Offshore matters: requirement to correct certain offshore tax non-compliance: overview - Schedule 18 Finance Act (No 2) 2017
This guidance covers penalties under Schedule 18 FA (No 2) 2017 known as the ‘Requirement to Correct’ (RTC) certain offshore tax non-compliance.
The RTC legislation has been introduced as part of the Government’s strategy against offshore tax evasion and non-compliance. This builds on from previous measures in 2012 introducing offshore penalties for persons who deliberately withhold information relating to a tax liability which arises from activities, income and assets held in a territory outside the UK, see CH111100.
What is the requirement to correct?
Schedule 18 of FA 2017 creates an obligation for anyone who has undeclared UK tax liabilities relating to Income Tax, Capital Gains Tax or Inheritance Tax that involve an offshore matter or transfer to disclose them to HMRC on or before 30 September 2018.
The legislation refers to these undeclared liabilities as ‘relevant offshore tax non-compliance’, see CH123100.
If the person ‘P’ corrects their position by this date, then the tax and interest will still be collected, however any penalty that is charged will be under the relevant penalty legislation, for example where there is an inaccuracy the penalty will be charged under Schedule 24 FA 2007.
This legislation potentially affects anyone who owns or has an interest in assets held offshore, has had a source of income that is offshore, or has moved income or the proceeds of capital gains offshore.
Failure to correct
Failure to disclose the relevant information to HMRC on or before 30 September 2018 will result in the person becoming liable to a new higher penalty as a result of their failure to correct (FTC).
The new FTC penalty starts at 200% of the tax liability which should have been disclosed to HMRC under the RTC, but was not disclosed.
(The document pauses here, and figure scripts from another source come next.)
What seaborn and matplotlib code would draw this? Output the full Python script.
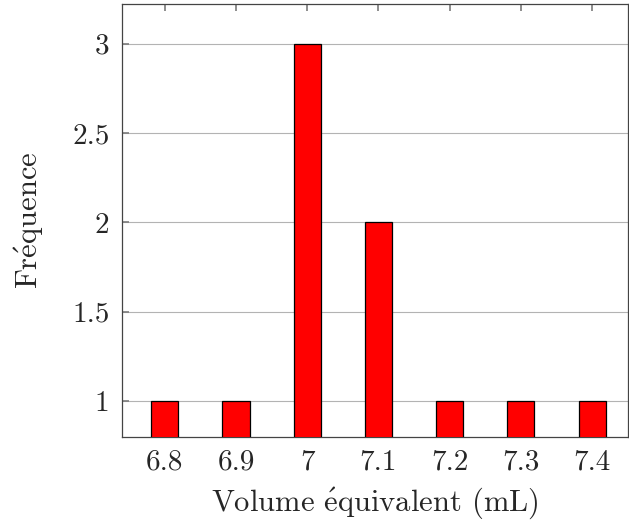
import matplotlib
matplotlib.use("Agg")
import matplotlib.pyplot as plt
import seaborn as sns

# données
volumes = [6.8, 6.9, 7.0, 7.1, 7.2, 7.3, 7.4]
frequences = [1, 1, 3, 2, 1, 1, 1]
xtick_labels = ["6.8", "6.9", "7", "7.1", "7.2", "7.3", "7.4"]
ytick_values = [1, 1.5, 2, 2.5, 3]
ytick_labels = ["1", "1.5", "2", "2.5", "3"]

sns.set_theme(style="white")
plt.rcParams["font.family"] = ["cmr10", "DejaVu Serif"]
plt.rcParams["mathtext.fontset"] = "cm"
plt.rcParams["axes.formatter.use_mathtext"] = True

fig = plt.figure(figsize=(6.29, 5.20), dpi=100)
ax = fig.add_axes([0.194, 0.1596, 0.804, 0.8324])

sns.barplot(x=volumes, y=frequences, native_scale=True, width=0.38,
            color="red", saturation=1, edgecolor="black", linewidth=0.9, ax=ax, zorder=3)

ax.set_xlim(6.74, 7.45)
ax.set_ylim(0.8, 3.22)
ax.set_xticks(volumes)
ax.set_xticklabels(xtick_labels)
ax.set_yticks(ytick_values)
ax.set_yticklabels(ytick_labels)
ax.yaxis.grid(True, color="#b3b3b3", linewidth=0.8, zorder=0)
ax.set_axisbelow(True)

for s in ax.spines.values():
    s.set_color("#444444")
    s.set_linewidth(0.9)

ax.tick_params(axis="x", direction="in", top=True, bottom=False, length=5,
               color="#808080", labelsize=21, pad=9)
ax.tick_params(axis="y", direction="in", left=True, right=False, length=5,
               color="#808080", labelsize=21, pad=9)

ax.set_xlabel(r"Volume $\acute{\mathrm{e}}$quivalent (mL)", fontsize=22, labelpad=7)
ax.set_ylabel(r"Fr$\acute{\mathrm{e}}$quence", fontsize=22, labelpad=19)

fig.savefig("out.png", dpi=100)
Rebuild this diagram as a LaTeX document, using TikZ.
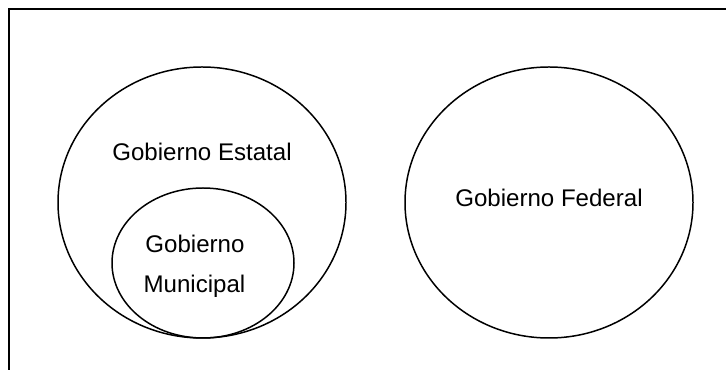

This penalty can be reduced see, CH123400, but cannot be lower than 100% unless there are special circumstances, see CH123350.
In addition to the new higher FTC penalties; a person may also be liable to
- an asset based penalty up to 10% of the value of the relevant asset where the tax underpaid is more than £25,000 in any year, see CH122020
- an offshore asset move penalty equivalent to 50% of the standard penalty is due if the assets of funds have been moved in an attempt to prevent or delay HMRC discovering the loss of tax, see CH119000.
As well as these higher penalties, the person will still have to pay the underpaid tax and any late payment interest.
Publishing details of defaulters
HMRC are able to publish information about a person if they had offshore tax non-compliance at the end of the tax year 2016-17 which they were aware of and failed to correct within the requirement to correct period (6 April 2017 to 30 September 2018), and
- they have incurred one or more FTC penalties to which they have been assessed or are the subject of a contract settlement, and
- the offshore potential lost revenue (PLR) in relation to the penalties, or the aggregate of the offshore potential lost revenue in relation to each of the penalties, exceeds £25,000.
HMRC can also publish information if the person has been found to have incurred 5 or more FTC penalties regardless of the PLR. For further details, see CH123425.
The RTC deadline and the introduction of the tougher FTC penalties coincide with the introduction of data exchange on financial accounts for more than 100 countries under a common reporting standard (CRS). HMRC will be actively using the CRS data to pursue those who do not come forward.
CRS data will significantly enhance our ability to detect offshore non-compliance and it is in person’s interests to correct any non-compliance before that data is received.